Я помню, что 7 класс заканчивала в синем платье, мамой сшитое. В техникум пошла поступать в 1954 году, так мне мама платье черное сшила и белый воротничок. Было выходное платье такое у меня.
Я хотела в беседский техникум дошкольного образования поступить, но она меня не пустила. Потому что у нас было, кроме меня, еще трое детей, надо было, чтобы я на выходные приезжала домой. И вместо отдыха и на огороде работала, и стирала, и мыла – маме было одной не справиться, тяжело. Поэтому я, когда на неделю уезжала, как на волю вырывалась, сама себе хозяйка была.
И когда отец поехал на ВТЭК, у него спрашивают: «Какая у вас зарплата?
– Вот такая,
– А жена?
– Жена учительница,
– Так вы оба ,значит, на денежном довольствии?
– Ну да!
Так с него взяли и сняли инвалидность – посчитали, что можно на 50 рублей прожить. А он был сильно изранен. Он умер в 2001 году, здесь,у меня уже, и у него было постоянное воспаление легких после ранения, неизлечимое уже было. Туберкулеза не было, но воспаления постоянно.
Маму я забрала сюда из Новгородской области, когда я уже здесь обосновалась и окончила ветеринарный техникум новгородский в 1958 году. И я два года отработала в колхозе, а потом мне тетка написала письмо, что здесь в Никольском строится завод кирпичный, я сюда к ней, взяла талон открепительный и уехала.

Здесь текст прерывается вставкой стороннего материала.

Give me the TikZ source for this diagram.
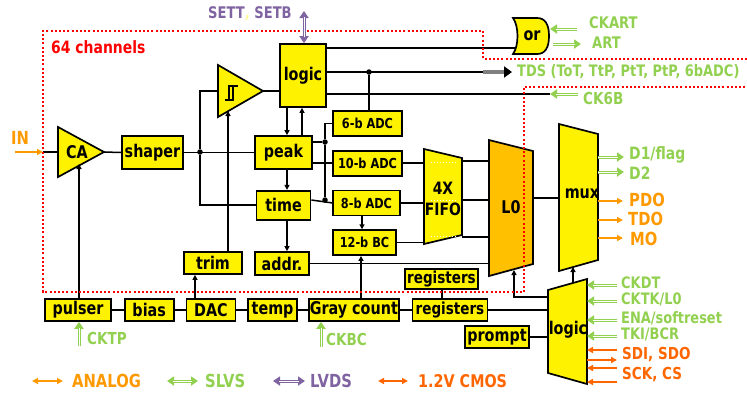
\documentclass[tikz,border=0pt]{standalone}
\usepackage{fontspec}
\setmainfont{DejaVu Sans}[FakeStretch=0.82]
\usetikzlibrary{arrows.meta,positioning}
\definecolor{analog}{HTML}{FF9900}
\definecolor{cmos}{HTML}{FF6600}
\definecolor{slvs}{HTML}{92D050}
\definecolor{lvds}{HTML}{8064A2}
\definecolor{lzfill}{HTML}{FFC000}

\begin{document}
\begin{tikzpicture}[
    x=1pt, y=-1pt,
    node distance=11pt,
    every node/.style={font=\bfseries\fontsize{17.5}{20}\selectfont},
    blk/.style={draw, fill=yellow, line width=1.7pt, inner sep=0pt},
    adcbox/.style={blk, minimum height=25pt, font=\bfseries\fontsize{13.8}{16}\selectfont},
    rowbox/.style={blk, minimum height=22pt},
    shapeline/.style={draw, line width=1.7pt, line join=miter},
    wire/.style={line width=1.5pt},
    sig/.style={wire, -{Triangle[length=5pt,width=5pt]}},
    dot/.style={circle, fill, inner sep=0pt, minimum size=5.5pt},
    lbl/.style={anchor=west, inner sep=0pt, font=\bfseries\fontsize{16.5}{19}\selectfont},
    leg/.style={anchor=west, inner sep=0pt, font=\bfseries\fontsize{18}{20}\selectfont},
    analogarr/.style={draw=analog, line width=1.6pt, -{Triangle[length=6pt,width=6pt]}},
    cmosarr/.style={draw=cmos, line width=1.6pt, -{Triangle[length=6pt,width=6pt]}},
    slvsarr/.style={draw=slvs, line width=3pt, -{Triangle[length=7pt,width=9pt]},
      postaction={draw=white, line width=0.9pt, -, shorten >=6pt}},
    chbound/.style={draw=red, line width=2pt, dash pattern=on 2pt off 2.2pt}
  ]
    \useasboundingbox (0,0) rectangle (747,392);

    % 三角形(CA, 比較器)
    \draw[shapeline, fill=yellow] (58,127) -- (104,152) -- (58,177) -- cycle;
    \node (ca) at (77,152) {CA};
    \coordinate (caIn) at (58,152);
    \coordinate (caOut) at (104,152);
    \coordinate (caBot) at (79,164);
    \draw[shapeline, fill=yellow] (218,65) -- (263,91) -- (218,117) -- cycle;
    \coordinate (stIn) at (218,91);
    \coordinate (stOut) at (263,91);
    \coordinate (stBot) at (228,111);
    \draw[line width=1.3pt] (225,100) -- (233,100) -- (233,86) -- (238,86)
      (229,100) -- (229,86) -- (233,86);

    % ブロック
    \node[blk, minimum width=61pt, minimum height=33pt] (shaper) at (152.5,152.5) {shaper};
    \node[blk, minimum width=57pt, minimum height=33pt] (peak) at (283.5,152.5) {peak};
    \node[blk, minimum width=54pt, minimum height=29pt, below=20pt of peak.south, anchor=north] (time) {time};
    \node[blk, minimum width=54pt, minimum height=23pt] (addr) at (282,263.5) {addr.};
    \node[blk, minimum width=58pt, minimum height=22pt] (trim) at (213,263) {trim};
    \node[blk, minimum width=46pt, minimum height=63pt] (logic) at (303,75.5) {logic};

    \node[adcbox, minimum width=69pt] (adc6) at (367.5,123.5) {6-b ADC};
    \node[adcbox, minimum width=69pt, below=13pt of adc6.south west, anchor=north west] (adc10) {10-b ADC};
    \node[adcbox, minimum width=67pt, below=13pt of adc10.south west, anchor=north west] (adc8) {8-b ADC};
    \node[adcbox, minimum width=63pt, below=13pt of adc8.south west, anchor=north west] (bc12) {12-b BC};

    % 下段
    \node[rowbox, minimum width=66pt] (pulser) at (78,310) {pulser};
    \node[rowbox, minimum width=49pt, right=12pt of pulser] (bias) {bias};
    \node[rowbox, minimum width=49pt, right=of bias] (dac) {DAC};
    \node[rowbox, minimum width=49pt, right=of dac] (temp) {temp};
    \node[rowbox, minimum width=90pt, right=10pt of temp] (gray) {Gray count};
    \node[rowbox, minimum width=75pt, right=12pt of gray, font=\bfseries\fontsize{16.5}{19}\selectfont] (regB) {registers};
    \node[blk, minimum width=73pt, minimum height=20pt, font=\bfseries\fontsize{16.5}{19}\selectfont] (regA) at (441.5,279) {registers};
    \node[rowbox, minimum width=64pt] (prompt) at (497,337) {prompt};

    % 台形(FIFO, L0, mux, logic)
    \draw[shapeline, fill=yellow] (424,149) -- (462,158) -- (462,235) -- (424,244) -- cycle;
    \draw[white, line width=1pt, dash pattern=on 1pt off 2pt]
      (431,162) -- (456,162) (431,200) -- (456,200) (431,236) -- (456,236);
    \node[align=center, font=\bfseries\fontsize{17}{21}\selectfont] (fifo) at (443,199) {4X\\FIFO};
    \draw[shapeline, fill=lzfill] (489,140) -- (533,151) -- (533,264) -- (489,276) -- cycle;
    \node (lz) at (511,207) {L0};
    \draw[shapeline, fill=yellow] (559,124) -- (598,134) -- (598,260) -- (559,271) -- cycle;
    \node (mux) at (582,194) {mux};
    \draw[shapeline, fill=yellow] (548,290) -- (587,279) -- (587,384) -- (548,373) -- cycle;
    \node (logicb) at (568,330) {logic};
    \coordinate (fifoW) at (424,0);
    \coordinate (fifoE) at (462,0);
    \coordinate (lzW) at (489,0);
    \coordinate (lzE) at (533,0);
    \coordinate (muxW) at (559,0);
    \coordinate (muxE) at (598,0);
    \coordinate (lbW) at (548,0);
    \coordinate (lbE) at (587,0);

    % or ゲート
    \draw[shapeline, fill=yellow] (513,18) -- (537,18)
      .. controls (545,18) and (549,24) .. (549,36)
      .. controls (549,48) and (545,54) .. (537,54) -- (513,54)
      .. controls (519,46) and (519,26) .. (513,18) -- cycle;
    \node (orgate) at (532,36) {or};

    % 配線
    \coordinate (border) at (43,152);
    \draw[wire] (border) -- (caIn);
    \draw[wire] (caOut) -- (shaper.west);
    \draw[wire] (shaper.east) -- (peak.west);
    \node[dot] (jsh) at (200,152) {};
    \draw[wire] (stIn) -| (jsh) |- (time.west);
    \draw[sig] (trim.north -| stBot) -- (stBot);
    \draw[wire] (stOut) -- (stOut -| logic.west);
    \draw[sig] (logic.south -| 287,0) -- (peak.north -| 287,0);
    \draw[sig] (peak.north -| 302,0) -- (logic.south -| 302,0);
    \draw[sig] (peak.south -| 287,0) -- (time.north -| 287,0);
    \draw[sig] (time.south -| 287,0) -- (addr.north -| 287,0);
    \draw[sig] (dac.north -| 195,0) -- (trim.south -| 195,0);
    \draw[sig] (pulser.north -| caBot) -- (caBot);

    \node[dot] (jpk) at (325,142) {};
    \node[dot] (jtm) at (325,200) {};
    \draw[wire] (peak.east |- jpk) -- (jpk);
    \draw[wire] (adc6.west) -| (jpk) -- (jtm);
    \draw[wire] (time.east |- jtm) -- (adc8.west);
    \draw[wire] (peak.east |- adc10.west) -- (adc10.west);
    \draw[sig] (adc8.south -| 362,0) -- (bc12.north -| 362,0);
    \draw[sig] (gray.north -| 361,0) -- (bc12.south -| 361,0);

    \draw[wire] (adc10.east) -- (adc10.east -| fifoW);
    \draw[wire] (adc8.east) -- (adc8.east -| fifoW);
    \draw[wire] (bc12.east) -- (bc12.east -| fifoW);
    \foreach \yy in {161,200,237}
      \draw[wire] (fifoE |- 0,\yy) -- (lzW |- 0,\yy);
    \draw[wire] (addr.east) -- (addr.east -| lzW);
    \draw[wire] (lzE |- 0,198) -- (muxW |- 0,198);

    % logic の出力
    \node[dot] (jtd) at (369,72) {};
    \coordinate (tdsA) at (483,72);
    \coordinate (tdsB) at (512,72);
    \draw[wire] (logic.east |- jtd) -- (tdsA);
    \draw[wire] (jtd) -- (adc6.north -| jtd);
    \draw[draw=gray, line width=3.2pt, -{Triangle[length=8pt,width=11pt,color=black]}] (tdsA) -- (tdsB);
    \draw[wire] (logic.east |- 0,48) -- (515,48);
    \coordinate (ck6b) at (550,94);
    \draw[wire] (logic.east |- ck6b) -- (ck6b);

    % 下段の接続
    \draw[wire] (pulser) -- (bias);
    \draw[wire] (bias) -- (dac);
    \draw[wire] (dac) -- (temp);
    \draw[wire] (temp) -- (gray);
    \draw[wire] (gray) -- (regB);
    \draw[wire] (regA.south -| 442,0) -- (regB.north -| 442,0);
    \draw[wire] (regB.east) -- (regB.east -| lbW);
    \draw[wire] (prompt.east) -- (prompt.east -| lbW);
    \draw[sig] (lbW |- 0,297) -| (514,270);
    \draw[sig] (573,283) -- (573,267);

    % 64 チャンネルの枠
    \draw[chbound] (747,59) -- (483,59) -- (483,31) -- (43,31) -- (43,292)
      -- (524,292) -- (524,87) -- (747,87);
    \node[anchor=west, inner sep=0pt, text=red, font=\bfseries\fontsize{17}{20}\selectfont] (chlbl) at (51,47) {64 channels};

    % 入出力ラベル
    \coordinate (inpin) at (15,152);
    \draw[analogarr] (inpin) -- (border);
    \node[leg, text=analog] (inlbl) at (11,138) {IN};
    \draw[draw=lvds, line width=3pt, {Triangle[length=7pt,width=9pt]}-{Triangle[length=7pt,width=9pt]},
      postaction={draw=white, line width=0.9pt, -, shorten >=6pt, shorten <=6pt}]
      (logic.north -| 304,0) -- (304,11);
    \node[lbl, font=\bfseries\fontsize{16}{19}\selectfont, text=lvds] (setlbl) at (208,14) {SETT\textcolor{yellow!40}{,} SETB};

    \draw[slvsarr] (577,29) -- (550,29);
    \node[lbl, text=slvs, font=\bfseries\fontsize{16}{19}\selectfont] (ckart) at (589,23) {CKART};
    \draw[slvsarr] (553,44) -- (581,44);
    \node[lbl, text=slvs, font=\bfseries\fontsize{16}{19}\selectfont] (art) at (592,43) {ART};
    \node[lbl, text=slvs, font=\bfseries\fontsize{15.8}{19}\selectfont] (tds) at (517,72) {TDS (ToT, TtP, PtT, PtP, 6bADC)};
    \draw[slvsarr] (578,94) -- (ck6b);
    \node[lbl, text=slvs] (ck6blbl) at (583,98) {CK6B};

    \draw[slvsarr] (muxE |- 0,157) -- (624,157);
    \node[lbl, text=slvs, font=\bfseries\fontsize{17}{19}\selectfont] (d1) at (629,155) {D1/flag};
    \draw[slvsarr] (muxE |- 0,172) -- (624,172);
    \node[lbl, text=slvs, font=\bfseries\fontsize{17}{19}\selectfont] (d2) at (629,173) {D2};
    \draw[analogarr] (muxE |- 0,201) -- (623,201);
    \node[leg, text=analog] (pdo) at (629,200) {PDO};
    \draw[analogarr] (muxE |- 0,220) -- (623,220);
    \node[leg, text=analog] (tdo) at (628,219) {TDO};
    \draw[analogarr] (muxE |- 0,238) -- (623,238);
    \node[leg, text=analog] (mo) at (630,239) {MO};

    \foreach \yy/\txt in {285/{CKDT}, 301/{CKTK/L0}, 320/{ENA/softreset}, 336/{TKI/BCR}} {
      \draw[slvsarr] (617,\yy) -- (lbE |- 0,\yy);
      \node[lbl, text=slvs, font=\bfseries\fontsize{15.8}{18}\selectfont] at (621,\yy-2) {\txt};
    }
    \draw[cmosarr] (617,350) -- (lbE |- 0,350);
    \draw[cmosarr] (lbE |- 0,360) -- (617,360);
    \draw[cmosarr] (617,368) -- (lbE |- 0,368);
    \draw[cmosarr] (617,382) -- (lbE |- 0,382);
    \node[lbl, text=cmos] (sdi) at (622,355) {SDI, SDO};
    \node[lbl, text=cmos] (sck) at (622,375) {SCK, CS};

    \draw[slvsarr] (79,346) -- (pulser.south -| 79,0);
    \node[lbl, text=slvs] (cktp) at (87,338) {CKTP};
    \draw[slvsarr] (321,347) -- (gray.south -| 321,0);
    \node[lbl, text=slvs] (ckbc) at (326,339) {CKBC};

    % 凡例
    \draw[analog, line width=1.6pt, {Triangle[length=6pt,width=6pt]}-{Triangle[length=6pt,width=6pt]}] (32,381) -- (63,381);
    \node[leg, text=analog] (legA) at (72,381) {ANALOG};
    \draw[draw=slvs, line width=3pt, {Triangle[length=7pt,width=9pt]}-{Triangle[length=7pt,width=9pt]},
      postaction={draw=white, line width=0.9pt, -, shorten >=6pt, shorten <=6pt}] (167,381) -- (198,381);
    \node[leg, text=slvs] (legS) at (205,381) {SLVS};
    \draw[draw=lvds, line width=3pt, {Triangle[length=7pt,width=9pt]}-{Triangle[length=7pt,width=9pt]},
      postaction={draw=white, line width=0.9pt, -, shorten >=6pt, shorten <=6pt}] (273,381) -- (305,381);
    \node[leg, text=lvds] (legL) at (310,381) {LVDS};
    \draw[cmos, line width=1.6pt, {Triangle[length=6pt,width=6pt]}-{Triangle[length=6pt,width=6pt]}] (378,381) -- (408,381);
    \node[leg, text=cmos, font=\bfseries\fontsize{17.5}{20}\selectfont] (legC) at (418,381) {1.2V CMOS};

  \end{tikzpicture}
\end{document}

Три года нужно было отработать после техникума. Я отработала два, потому что в перспективе я должна была работать зоотехником по искусственному осеменению. А я поехала в инспекцию и сказала: «Знаете, я не могу – у меня тетя больная, бабушка больная, и они меня отпустили».
Когда приехала в Никольское, долго не могла устроиться – прописки не было. Тогда я пошла на стройку, меня прописали в общежитии, и я обосновалась тут. А потом со стройки был набор, посылали учиться в Москву учиться на мастера в цех керамзита.
А потом меня в плиточный цех перевели, и вот так я с 1960 года обосновалась здесь, и на заводе я работал мастером на плиточном производстве, а потом вышла замуж.